§ **REQUIRED TASK**
Leave out every picture, and retype exactly the lines from the line with "What Apache ECharts" through the line with "7.69e42, 5.79e42, 4.69e42];", both ends included.

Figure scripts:
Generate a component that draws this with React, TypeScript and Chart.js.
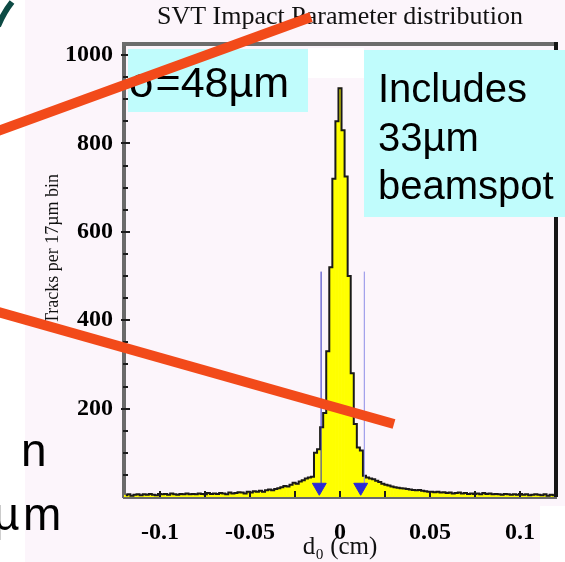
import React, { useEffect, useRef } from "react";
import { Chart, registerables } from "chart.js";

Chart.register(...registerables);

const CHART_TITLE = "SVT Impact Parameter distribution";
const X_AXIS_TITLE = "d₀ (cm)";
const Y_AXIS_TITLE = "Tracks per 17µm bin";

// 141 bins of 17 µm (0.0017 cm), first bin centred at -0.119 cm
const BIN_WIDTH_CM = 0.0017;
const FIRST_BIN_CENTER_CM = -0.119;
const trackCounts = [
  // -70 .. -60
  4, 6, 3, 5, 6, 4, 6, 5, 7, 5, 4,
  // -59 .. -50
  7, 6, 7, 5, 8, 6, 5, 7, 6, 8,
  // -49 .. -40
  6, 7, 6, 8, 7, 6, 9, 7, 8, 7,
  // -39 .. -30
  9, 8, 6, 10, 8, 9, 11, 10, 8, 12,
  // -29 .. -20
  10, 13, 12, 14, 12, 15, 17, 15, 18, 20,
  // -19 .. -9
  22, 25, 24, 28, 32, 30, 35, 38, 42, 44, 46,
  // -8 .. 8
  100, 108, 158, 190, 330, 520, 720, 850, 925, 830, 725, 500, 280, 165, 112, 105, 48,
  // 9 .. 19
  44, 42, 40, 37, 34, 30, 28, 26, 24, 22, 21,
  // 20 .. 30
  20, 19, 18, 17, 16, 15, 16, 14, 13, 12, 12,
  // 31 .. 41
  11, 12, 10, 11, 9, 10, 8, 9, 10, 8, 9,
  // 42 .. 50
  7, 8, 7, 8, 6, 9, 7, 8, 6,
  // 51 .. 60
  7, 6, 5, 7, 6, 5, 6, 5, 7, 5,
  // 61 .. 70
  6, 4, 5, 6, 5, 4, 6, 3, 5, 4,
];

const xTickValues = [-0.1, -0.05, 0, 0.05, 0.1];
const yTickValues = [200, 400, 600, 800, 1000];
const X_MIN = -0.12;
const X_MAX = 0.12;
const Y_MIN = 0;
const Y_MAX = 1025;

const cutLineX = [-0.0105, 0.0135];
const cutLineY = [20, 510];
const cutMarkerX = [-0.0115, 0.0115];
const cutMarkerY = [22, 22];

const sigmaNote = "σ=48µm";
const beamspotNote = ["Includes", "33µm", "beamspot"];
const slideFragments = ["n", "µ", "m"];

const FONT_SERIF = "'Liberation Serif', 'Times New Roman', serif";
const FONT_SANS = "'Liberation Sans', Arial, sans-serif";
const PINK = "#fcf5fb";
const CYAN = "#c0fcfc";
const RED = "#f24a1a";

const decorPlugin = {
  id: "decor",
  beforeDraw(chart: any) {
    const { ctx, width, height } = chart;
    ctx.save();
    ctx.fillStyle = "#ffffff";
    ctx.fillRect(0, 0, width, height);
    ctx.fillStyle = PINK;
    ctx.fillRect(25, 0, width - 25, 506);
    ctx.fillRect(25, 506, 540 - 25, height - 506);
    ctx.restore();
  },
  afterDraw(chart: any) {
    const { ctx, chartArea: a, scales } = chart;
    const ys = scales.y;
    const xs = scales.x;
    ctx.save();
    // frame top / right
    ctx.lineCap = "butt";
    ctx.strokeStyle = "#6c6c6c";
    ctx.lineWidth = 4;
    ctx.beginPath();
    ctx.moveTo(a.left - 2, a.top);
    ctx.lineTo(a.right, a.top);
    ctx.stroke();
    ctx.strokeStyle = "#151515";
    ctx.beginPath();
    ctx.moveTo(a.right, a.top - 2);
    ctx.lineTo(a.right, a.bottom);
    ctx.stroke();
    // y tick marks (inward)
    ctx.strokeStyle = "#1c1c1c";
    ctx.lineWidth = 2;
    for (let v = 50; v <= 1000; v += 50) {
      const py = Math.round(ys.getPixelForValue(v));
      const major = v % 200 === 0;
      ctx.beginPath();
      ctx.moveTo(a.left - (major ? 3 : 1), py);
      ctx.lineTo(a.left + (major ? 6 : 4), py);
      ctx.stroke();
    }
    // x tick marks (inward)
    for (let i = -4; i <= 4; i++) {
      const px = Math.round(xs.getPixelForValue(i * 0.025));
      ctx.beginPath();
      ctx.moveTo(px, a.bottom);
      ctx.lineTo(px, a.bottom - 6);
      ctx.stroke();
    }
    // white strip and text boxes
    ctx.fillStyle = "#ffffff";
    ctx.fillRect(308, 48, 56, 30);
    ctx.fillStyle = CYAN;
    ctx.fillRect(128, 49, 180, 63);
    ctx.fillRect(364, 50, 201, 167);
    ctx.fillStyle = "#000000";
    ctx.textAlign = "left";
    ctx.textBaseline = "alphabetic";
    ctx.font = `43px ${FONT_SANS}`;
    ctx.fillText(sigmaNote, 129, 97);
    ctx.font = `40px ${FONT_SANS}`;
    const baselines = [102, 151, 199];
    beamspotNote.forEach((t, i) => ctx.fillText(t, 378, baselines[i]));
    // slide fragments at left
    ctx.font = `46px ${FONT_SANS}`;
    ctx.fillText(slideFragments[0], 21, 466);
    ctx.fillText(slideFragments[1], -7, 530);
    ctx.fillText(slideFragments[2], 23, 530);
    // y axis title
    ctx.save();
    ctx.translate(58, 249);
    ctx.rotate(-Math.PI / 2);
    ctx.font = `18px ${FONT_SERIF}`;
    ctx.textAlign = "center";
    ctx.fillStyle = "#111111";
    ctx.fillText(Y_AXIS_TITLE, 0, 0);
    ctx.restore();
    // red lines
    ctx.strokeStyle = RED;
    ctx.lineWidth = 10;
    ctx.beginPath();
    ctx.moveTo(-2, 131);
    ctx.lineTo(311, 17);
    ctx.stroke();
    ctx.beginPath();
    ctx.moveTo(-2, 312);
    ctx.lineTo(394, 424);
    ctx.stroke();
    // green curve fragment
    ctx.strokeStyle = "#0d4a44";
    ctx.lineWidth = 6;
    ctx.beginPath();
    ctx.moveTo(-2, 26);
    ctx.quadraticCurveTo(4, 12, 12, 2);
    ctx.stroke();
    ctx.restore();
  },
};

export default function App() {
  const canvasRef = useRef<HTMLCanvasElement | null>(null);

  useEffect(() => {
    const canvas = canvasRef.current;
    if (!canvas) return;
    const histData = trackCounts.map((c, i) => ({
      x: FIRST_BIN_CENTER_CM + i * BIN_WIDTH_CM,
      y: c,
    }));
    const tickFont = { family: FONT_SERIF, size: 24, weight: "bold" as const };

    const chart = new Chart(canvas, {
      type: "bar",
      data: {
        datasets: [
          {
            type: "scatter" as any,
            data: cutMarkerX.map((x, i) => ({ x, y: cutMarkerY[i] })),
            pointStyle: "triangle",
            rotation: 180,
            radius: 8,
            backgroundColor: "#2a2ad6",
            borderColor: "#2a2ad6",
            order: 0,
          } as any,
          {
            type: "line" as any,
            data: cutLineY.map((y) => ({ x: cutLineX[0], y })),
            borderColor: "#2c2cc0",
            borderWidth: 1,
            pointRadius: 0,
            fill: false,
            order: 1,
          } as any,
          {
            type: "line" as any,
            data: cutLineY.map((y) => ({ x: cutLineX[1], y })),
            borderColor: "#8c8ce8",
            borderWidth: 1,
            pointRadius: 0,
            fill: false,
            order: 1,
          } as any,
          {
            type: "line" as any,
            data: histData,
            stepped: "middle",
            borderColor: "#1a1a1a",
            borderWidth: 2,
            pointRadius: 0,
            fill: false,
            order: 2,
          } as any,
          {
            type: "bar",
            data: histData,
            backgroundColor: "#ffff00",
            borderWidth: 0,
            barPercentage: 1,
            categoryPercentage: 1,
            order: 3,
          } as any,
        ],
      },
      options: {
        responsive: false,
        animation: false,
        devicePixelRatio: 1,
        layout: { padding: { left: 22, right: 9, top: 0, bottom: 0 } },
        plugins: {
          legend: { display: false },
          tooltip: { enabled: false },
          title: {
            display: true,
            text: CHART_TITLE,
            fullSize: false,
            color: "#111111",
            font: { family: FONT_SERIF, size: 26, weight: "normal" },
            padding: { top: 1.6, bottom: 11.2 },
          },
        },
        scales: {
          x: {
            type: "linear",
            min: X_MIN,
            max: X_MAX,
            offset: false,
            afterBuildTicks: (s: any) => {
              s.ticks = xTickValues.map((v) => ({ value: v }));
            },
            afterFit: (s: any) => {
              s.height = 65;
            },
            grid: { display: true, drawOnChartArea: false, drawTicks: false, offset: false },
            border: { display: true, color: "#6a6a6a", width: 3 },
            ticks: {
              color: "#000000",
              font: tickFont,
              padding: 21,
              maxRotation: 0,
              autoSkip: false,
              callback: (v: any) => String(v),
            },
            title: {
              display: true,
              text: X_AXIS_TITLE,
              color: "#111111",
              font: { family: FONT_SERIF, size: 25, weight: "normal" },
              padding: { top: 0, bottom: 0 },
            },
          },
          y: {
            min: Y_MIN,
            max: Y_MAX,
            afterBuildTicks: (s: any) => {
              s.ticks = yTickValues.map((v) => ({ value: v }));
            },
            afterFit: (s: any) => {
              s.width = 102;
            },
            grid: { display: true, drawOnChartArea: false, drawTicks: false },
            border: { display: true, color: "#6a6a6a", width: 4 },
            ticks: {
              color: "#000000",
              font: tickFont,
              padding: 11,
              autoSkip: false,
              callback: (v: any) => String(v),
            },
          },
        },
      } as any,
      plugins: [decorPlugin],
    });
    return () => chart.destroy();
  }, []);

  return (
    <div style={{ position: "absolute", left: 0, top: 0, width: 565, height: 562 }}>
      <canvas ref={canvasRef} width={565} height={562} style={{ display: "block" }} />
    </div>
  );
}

---

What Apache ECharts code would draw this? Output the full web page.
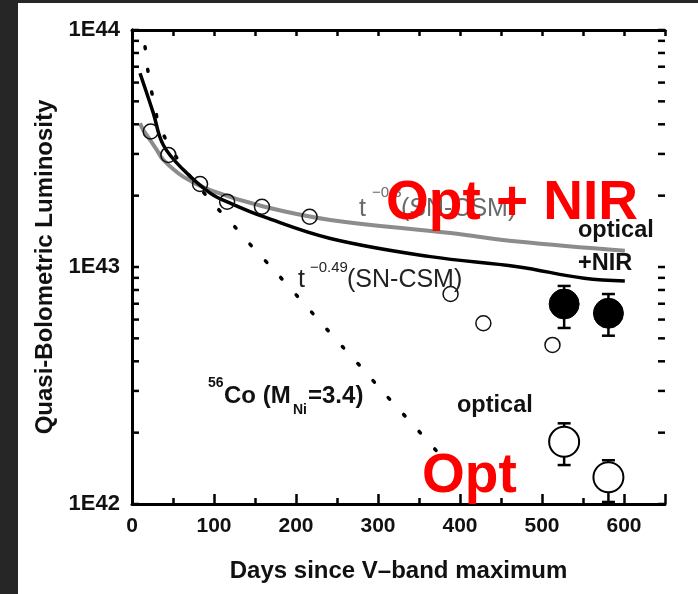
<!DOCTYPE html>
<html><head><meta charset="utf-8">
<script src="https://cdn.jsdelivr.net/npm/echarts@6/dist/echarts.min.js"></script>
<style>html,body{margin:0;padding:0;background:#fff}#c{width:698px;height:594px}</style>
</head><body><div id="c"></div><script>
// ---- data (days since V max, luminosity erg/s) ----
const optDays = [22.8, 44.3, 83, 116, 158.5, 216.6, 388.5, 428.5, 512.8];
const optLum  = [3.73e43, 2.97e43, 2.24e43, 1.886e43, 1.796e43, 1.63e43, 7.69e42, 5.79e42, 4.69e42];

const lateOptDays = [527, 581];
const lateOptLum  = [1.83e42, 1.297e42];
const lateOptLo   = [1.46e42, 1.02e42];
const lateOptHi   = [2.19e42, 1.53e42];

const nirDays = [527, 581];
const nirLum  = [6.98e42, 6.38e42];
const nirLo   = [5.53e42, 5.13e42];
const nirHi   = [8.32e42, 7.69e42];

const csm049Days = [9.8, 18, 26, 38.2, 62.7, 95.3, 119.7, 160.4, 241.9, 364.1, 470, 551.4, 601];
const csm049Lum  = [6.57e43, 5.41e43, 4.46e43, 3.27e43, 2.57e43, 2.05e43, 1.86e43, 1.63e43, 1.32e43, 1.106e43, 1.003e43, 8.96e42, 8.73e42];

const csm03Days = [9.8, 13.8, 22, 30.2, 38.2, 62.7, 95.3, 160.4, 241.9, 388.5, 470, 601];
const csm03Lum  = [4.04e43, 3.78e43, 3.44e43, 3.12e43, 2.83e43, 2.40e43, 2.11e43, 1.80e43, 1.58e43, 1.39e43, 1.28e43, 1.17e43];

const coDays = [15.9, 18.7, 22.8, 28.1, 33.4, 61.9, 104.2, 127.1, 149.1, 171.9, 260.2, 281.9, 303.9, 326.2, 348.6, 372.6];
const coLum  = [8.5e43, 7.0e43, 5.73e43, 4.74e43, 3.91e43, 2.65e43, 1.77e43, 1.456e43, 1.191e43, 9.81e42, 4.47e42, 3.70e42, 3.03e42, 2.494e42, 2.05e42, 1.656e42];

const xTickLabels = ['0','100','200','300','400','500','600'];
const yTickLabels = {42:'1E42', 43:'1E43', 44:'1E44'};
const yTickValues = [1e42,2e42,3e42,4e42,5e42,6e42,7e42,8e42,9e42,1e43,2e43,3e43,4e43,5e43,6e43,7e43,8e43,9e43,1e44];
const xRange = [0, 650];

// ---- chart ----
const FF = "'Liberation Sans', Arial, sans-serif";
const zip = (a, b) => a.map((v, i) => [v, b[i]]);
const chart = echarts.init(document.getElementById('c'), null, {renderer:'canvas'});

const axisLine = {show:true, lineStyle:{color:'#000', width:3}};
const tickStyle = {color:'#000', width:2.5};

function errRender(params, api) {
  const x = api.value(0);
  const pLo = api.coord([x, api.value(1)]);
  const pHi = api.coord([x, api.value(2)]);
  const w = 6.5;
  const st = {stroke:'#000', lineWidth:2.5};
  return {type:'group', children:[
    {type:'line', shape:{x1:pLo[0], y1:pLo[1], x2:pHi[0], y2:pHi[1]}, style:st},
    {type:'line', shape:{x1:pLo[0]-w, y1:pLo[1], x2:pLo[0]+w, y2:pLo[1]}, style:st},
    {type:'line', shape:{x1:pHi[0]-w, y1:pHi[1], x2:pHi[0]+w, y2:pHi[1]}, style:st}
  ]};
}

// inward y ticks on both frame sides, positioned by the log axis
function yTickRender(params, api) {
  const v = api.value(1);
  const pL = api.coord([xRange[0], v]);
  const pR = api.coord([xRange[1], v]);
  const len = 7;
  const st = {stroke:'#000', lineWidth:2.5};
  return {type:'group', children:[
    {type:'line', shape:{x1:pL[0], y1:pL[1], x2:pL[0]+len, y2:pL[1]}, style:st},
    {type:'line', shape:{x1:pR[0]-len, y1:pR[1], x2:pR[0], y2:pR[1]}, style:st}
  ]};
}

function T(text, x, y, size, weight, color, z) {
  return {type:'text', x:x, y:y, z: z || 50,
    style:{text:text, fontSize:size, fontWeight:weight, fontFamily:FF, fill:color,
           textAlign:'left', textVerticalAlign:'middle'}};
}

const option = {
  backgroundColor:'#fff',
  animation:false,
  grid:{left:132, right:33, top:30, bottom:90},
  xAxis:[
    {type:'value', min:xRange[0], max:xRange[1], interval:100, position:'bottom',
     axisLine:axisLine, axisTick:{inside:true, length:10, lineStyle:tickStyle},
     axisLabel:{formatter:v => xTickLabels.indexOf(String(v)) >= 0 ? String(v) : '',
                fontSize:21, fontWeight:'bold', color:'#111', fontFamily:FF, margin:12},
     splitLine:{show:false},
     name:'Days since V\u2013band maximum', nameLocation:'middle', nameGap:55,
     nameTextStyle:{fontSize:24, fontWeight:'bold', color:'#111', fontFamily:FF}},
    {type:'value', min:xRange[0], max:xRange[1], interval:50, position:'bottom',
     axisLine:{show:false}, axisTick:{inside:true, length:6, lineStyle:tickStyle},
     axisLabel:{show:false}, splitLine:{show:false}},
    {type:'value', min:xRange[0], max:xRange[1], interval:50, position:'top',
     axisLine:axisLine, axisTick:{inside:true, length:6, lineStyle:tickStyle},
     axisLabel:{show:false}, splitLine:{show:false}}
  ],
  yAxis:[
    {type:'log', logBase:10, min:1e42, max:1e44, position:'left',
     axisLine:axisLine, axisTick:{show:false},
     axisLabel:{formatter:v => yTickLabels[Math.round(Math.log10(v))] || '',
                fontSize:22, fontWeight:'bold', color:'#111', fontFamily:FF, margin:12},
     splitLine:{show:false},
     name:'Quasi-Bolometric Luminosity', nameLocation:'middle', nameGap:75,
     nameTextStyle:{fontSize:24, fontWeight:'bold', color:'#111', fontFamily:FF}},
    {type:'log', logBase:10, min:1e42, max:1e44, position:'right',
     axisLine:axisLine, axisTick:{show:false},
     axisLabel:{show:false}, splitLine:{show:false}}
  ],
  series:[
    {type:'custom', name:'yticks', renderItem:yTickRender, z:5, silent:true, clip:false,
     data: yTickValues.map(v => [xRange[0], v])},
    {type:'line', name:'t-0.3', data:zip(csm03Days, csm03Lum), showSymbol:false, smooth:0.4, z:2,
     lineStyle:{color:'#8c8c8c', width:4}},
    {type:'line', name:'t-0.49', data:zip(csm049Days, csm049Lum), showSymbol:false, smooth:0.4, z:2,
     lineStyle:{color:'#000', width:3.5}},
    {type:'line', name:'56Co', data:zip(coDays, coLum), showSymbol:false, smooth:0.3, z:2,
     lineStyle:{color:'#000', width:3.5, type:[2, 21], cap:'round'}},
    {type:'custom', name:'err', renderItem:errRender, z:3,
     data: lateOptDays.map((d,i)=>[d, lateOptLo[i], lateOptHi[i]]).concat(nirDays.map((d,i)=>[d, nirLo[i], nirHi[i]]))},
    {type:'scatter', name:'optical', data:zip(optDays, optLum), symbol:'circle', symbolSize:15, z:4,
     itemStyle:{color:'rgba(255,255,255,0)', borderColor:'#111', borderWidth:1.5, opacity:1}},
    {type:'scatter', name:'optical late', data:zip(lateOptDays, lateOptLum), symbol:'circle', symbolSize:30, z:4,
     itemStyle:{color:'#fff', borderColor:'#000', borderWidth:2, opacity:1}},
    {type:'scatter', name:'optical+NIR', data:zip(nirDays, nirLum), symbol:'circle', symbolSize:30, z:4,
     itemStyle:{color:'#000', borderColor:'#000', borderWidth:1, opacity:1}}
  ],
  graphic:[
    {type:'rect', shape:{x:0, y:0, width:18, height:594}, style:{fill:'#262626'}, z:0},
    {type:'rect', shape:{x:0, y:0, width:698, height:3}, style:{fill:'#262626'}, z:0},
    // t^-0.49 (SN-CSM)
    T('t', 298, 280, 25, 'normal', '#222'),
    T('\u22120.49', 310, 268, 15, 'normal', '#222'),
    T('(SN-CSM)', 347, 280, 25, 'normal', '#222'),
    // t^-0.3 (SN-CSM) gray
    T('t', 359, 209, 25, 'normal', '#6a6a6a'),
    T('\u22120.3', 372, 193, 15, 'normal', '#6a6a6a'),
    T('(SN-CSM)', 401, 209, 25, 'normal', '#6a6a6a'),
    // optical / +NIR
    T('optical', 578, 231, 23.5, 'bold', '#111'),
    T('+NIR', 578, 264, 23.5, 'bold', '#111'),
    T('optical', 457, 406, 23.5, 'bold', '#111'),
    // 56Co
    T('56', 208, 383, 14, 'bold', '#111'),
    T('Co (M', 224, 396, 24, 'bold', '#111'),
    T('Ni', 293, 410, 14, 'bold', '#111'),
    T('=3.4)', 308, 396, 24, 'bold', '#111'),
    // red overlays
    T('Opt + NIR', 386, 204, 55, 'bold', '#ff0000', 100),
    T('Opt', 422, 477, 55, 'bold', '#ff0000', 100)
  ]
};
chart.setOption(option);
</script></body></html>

§ **SOLUTION TO THIS EXERCISE**
What Apache ECharts code would draw this? Output the full web page.
<!DOCTYPE html>
<html><head><meta charset="utf-8">
<script src="https://cdn.jsdelivr.net/npm/echarts@6/dist/echarts.min.js"></script>
<style>html,body{margin:0;padding:0;background:#fff}#c{width:698px;height:594px}</style>
</head><body><div id="c"></div><script>
// ---- data (days since V max, luminosity erg/s) ----
const optDays = [22.8, 44.3, 83, 116, 158.5, 216.6, 388.5, 428.5, 512.8];
const optLum  = [3.73e43, 2.97e43, 2.24e43, 1.886e43, 1.796e43, 1.63e43, 7.69e42, 5.79e42, 4.69e42];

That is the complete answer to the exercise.